Zhang, Q; Cheng, J (2020). An Empirical Algorithm for Retrieving Land Surface Temperature From AMSR-E Data Considering the Comprehensive Effects of Environmental Variables. EARTH AND SPACE SCIENCE, 7(4), UNSP e2019EA001006.

Microwave (MW) remote sensing has the potential to obtain all-weather land surface temperature (LST) and serves as a complement to the thermal-infrared (TIR) LST under cloudy sky conditions. However, the accuracy of MW LST is generally lower than that of TIR LST, making the retrieval of highly accurate all-weather LST a challenging task. We propose an empirical algorithm for retrieving LST from the Advanced Microwave Scanning Radiometer (AMSR-E) brightness temperature (BT) data.

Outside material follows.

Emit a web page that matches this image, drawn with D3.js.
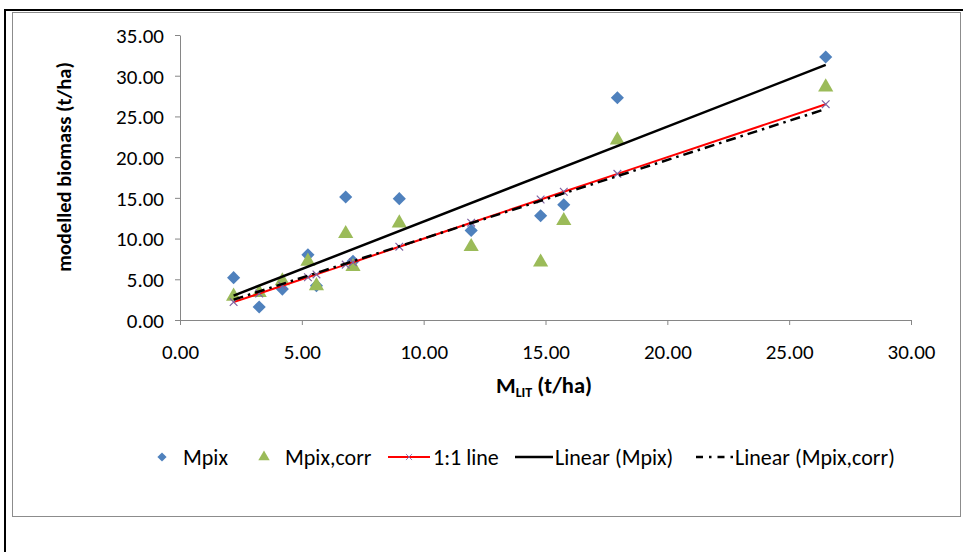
<!DOCTYPE html>
<html>
<head>
<meta charset="utf-8">
<script src="https://cdn.jsdelivr.net/npm/d3@7"></script>
<style>
  html, body { margin: 0; padding: 0; background: #fff; }
  svg { display: block; }
  text { font-family: Carlito, Calibri, Lato, "Open Sans", sans-serif; fill: #000; }
</style>
</head>
<body>
<svg id="chart" width="963" height="552"></svg>
<script>
// ---- data ----
const mLit    = [2.2, 3.25, 4.2, 5.25, 5.6, 6.8, 7.1, 9.0, 11.95, 14.8, 15.75, 17.95, 26.5];
const mPix    = [5.2, 1.6, 3.8, 8.0, 4.2, 15.1, 7.2, 14.9, 11.0, 12.8, 14.15, 27.3, 32.3];
const mPixCorr= [2.9, 3.35, 4.8, 7.2, 4.2, 10.6, 6.55, 11.9, 9.0, 7.1, 12.2, 22.1, 28.6];
const xTicks  = [0, 5, 10, 15, 20, 25, 30];
const yTicks  = [0, 5, 10, 15, 20, 25, 30, 35];
const legendLabels = ["Mpix", "Mpix,corr", "1:1 line", "Linear (Mpix)", "Linear (Mpix,corr)"];

const colors = { pix: "#4F81BD", corr: "#9BBB59", cross: "#8064A2", one: "#FF0000", axis: "#868686" };

// least-squares fit
function linfit(xs, ys) {
  const n = xs.length, mx = d3.mean(xs), my = d3.mean(ys);
  let sxy = 0, sxx = 0;
  for (let i = 0; i < n; i++) { sxy += (xs[i]-mx)*(ys[i]-my); sxx += (xs[i]-mx)**2; }
  const b = sxy / sxx; return { b, a: my - b*mx };
}

const svg = d3.select("#chart");

// outer frames
svg.append("line").attr("x1", 4).attr("x2", 963).attr("y1", 10).attr("y2", 10).attr("stroke", "#000").attr("stroke-width", 2);
svg.append("line").attr("x1", 5).attr("x2", 5).attr("y1", 9).attr("y2", 552).attr("stroke", "#000").attr("stroke-width", 2);
svg.append("rect").attr("x", 12.5).attr("y", 12.5).attr("width", 948).attr("height", 504)
  .attr("fill", "#fff").attr("stroke", "#8c8c8c").attr("stroke-width", 1);

const x = d3.scaleLinear().domain([0, 30]).range([180, 911]);
const y = d3.scaleLinear().domain([0, 35]).range([320, 35]);

// axes
const xAxis = d3.axisBottom(x).tickValues(xTicks).tickFormat(d3.format(".2f")).tickSize(5).tickSizeOuter(0);
const yAxis = d3.axisLeft(y).tickValues(yTicks).tickFormat(d3.format(".2f")).tickSize(5).tickSizeOuter(0);

const gx = svg.append("g").attr("transform", `translate(0,${y(0)})`).call(xAxis);
const gy = svg.append("g").attr("transform", `translate(${x(0)},0)`).call(yAxis);
[gx, gy].forEach(g => {
  g.select(".domain").attr("stroke", colors.axis).attr("stroke-width", 1);
  g.selectAll(".tick line").attr("stroke", colors.axis);
  g.selectAll(".tick text").style("font-size", "21px").attr("fill", "#000");
});
gx.selectAll(".tick text").attr("dy", "0").attr("y", 39);
gy.selectAll(".tick text").attr("x", -16).attr("dy", "0.35em");

// axis titles
const xt = svg.append("text").attr("x", 544).attr("y", 393).attr("text-anchor", "middle")
  .style("font-size", "22.5px").style("font-weight", "bold");
xt.append("tspan").text("M");
xt.append("tspan").text("LIT").style("font-size", "14px").attr("dy", 4);
xt.append("tspan").text(" (t/ha)").attr("dy", -4);

svg.append("text").attr("transform", "translate(71,167) rotate(-90)").attr("text-anchor", "middle")
  .style("font-size", "20.5px").style("font-weight", "bold").text("modelled biomass (t/ha)");

// markers
const diamond = d3.symbol().type(d3.symbolDiamond2).size(110);
const tri = d3.symbol().type(d3.symbolTriangle).size(100);
const cross = d3.symbol().type(d3.symbolX).size(40);

svg.append("g").selectAll("path").data(mLit).join("path")
  .attr("d", diamond).attr("fill", colors.pix)
  .attr("transform", (d, i) => `translate(${x(d)},${y(mPix[i])})`);
svg.append("g").selectAll("path").data(mLit).join("path")
  .attr("d", tri).attr("fill", colors.corr)
  .attr("transform", (d, i) => `translate(${x(d)},${y(mPixCorr[i])})`);

// 1:1 line
const line = d3.line().x(d => x(d[0])).y(d => y(d[1]));
svg.append("path").datum(mLit.map(v => [v, v])).attr("d", line)
  .attr("fill", "none").attr("stroke", colors.one).attr("stroke-width", 2);
svg.append("g").selectAll("path").data(mLit).join("path")
  .attr("d", cross).attr("fill", "none").attr("stroke", colors.cross).attr("stroke-width", 1.2)
  .attr("transform", d => `translate(${x(d)},${y(d)})`);

// trendlines
const xmin = d3.min(mLit), xmax = d3.max(mLit);
const f1 = linfit(mLit, mPix), f2 = linfit(mLit, mPixCorr);
svg.append("path").datum([[xmin, f1.a + f1.b*xmin], [xmax, f1.a + f1.b*xmax]]).attr("d", line)
  .attr("fill", "none").attr("stroke", "#000").attr("stroke-width", 2.5);
svg.append("path").datum([[xmin, f2.a + f2.b*xmin], [xmax, f2.a + f2.b*xmax]]).attr("d", line)
  .attr("fill", "none").attr("stroke", "#000").attr("stroke-width", 2.5).attr("stroke-dasharray", "10,5,2.5,5");

// legend
const ly = 457;
const lg = svg.append("g");
lg.append("path").attr("d", diamond).attr("fill", colors.pix).attr("transform", `translate(162,${ly}) scale(0.7)`);
lg.append("path").attr("d", tri).attr("fill", colors.corr).attr("transform", `translate(264,${ly}) scale(0.75)`);
lg.append("line").attr("x1", 388).attr("x2", 430).attr("y1", ly).attr("y2", ly).attr("stroke", colors.one).attr("stroke-width", 2);
lg.append("path").attr("d", cross).attr("fill", "none").attr("stroke", colors.cross).attr("stroke-width", 1)
  .attr("transform", `translate(409,${ly}) scale(0.8)`);
lg.append("line").attr("x1", 515).attr("x2", 553).attr("y1", ly).attr("y2", ly).attr("stroke", "#000").attr("stroke-width", 2.5);
lg.append("line").attr("x1", 696).attr("x2", 733).attr("y1", ly).attr("y2", ly).attr("stroke", "#000").attr("stroke-width", 2.5)
  .attr("stroke-dasharray", "7,6,2.5,6");
const lx = [183, 285, 433, 555, 735];
lg.selectAll("text").data(legendLabels).join("text")
  .attr("x", (d, i) => lx[i]).attr("y", ly).attr("dy", "0.35em").style("font-size", "22px").text(d => d);
</script>
</body>
</html>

First, we constructed a comprehensive classification system of environmental variables (CCSEV), allowing for the influence of topography, land cover, solar radiation, and atmospheric condition on the spatiotemporal distribution of LST, then the LST was expressed as a function of the combination of different AMSR-E channels for each CCSEV class. When performing the testing with the data from 2005, 2009 and 2011, the accuracy is 3.27 K, 2.65 K and 3.48 K in the daytime and 2.94 K, 2.63 K, 2.15 K at nighttime, respectively. The proposed algorithm was compared to an existing algorithm developed for China without considering the topography. The result shows that the accuracy of LST has improved by 2.81 K in the daytime and 2.14 K at nighttime in China, compared with the Moderate Resolution Imaging Spectroradiometer (MODIS) LST. The verification at the Naqu sites in the Qinghai-Tibet Plateau shows that the accuracy has improved by 1-2 K in the daytime and 0.7-1 K at nighttime. These results indicate that the developed algorithm is universal and accurate and benefits the retrieval of accurate all-weather LST.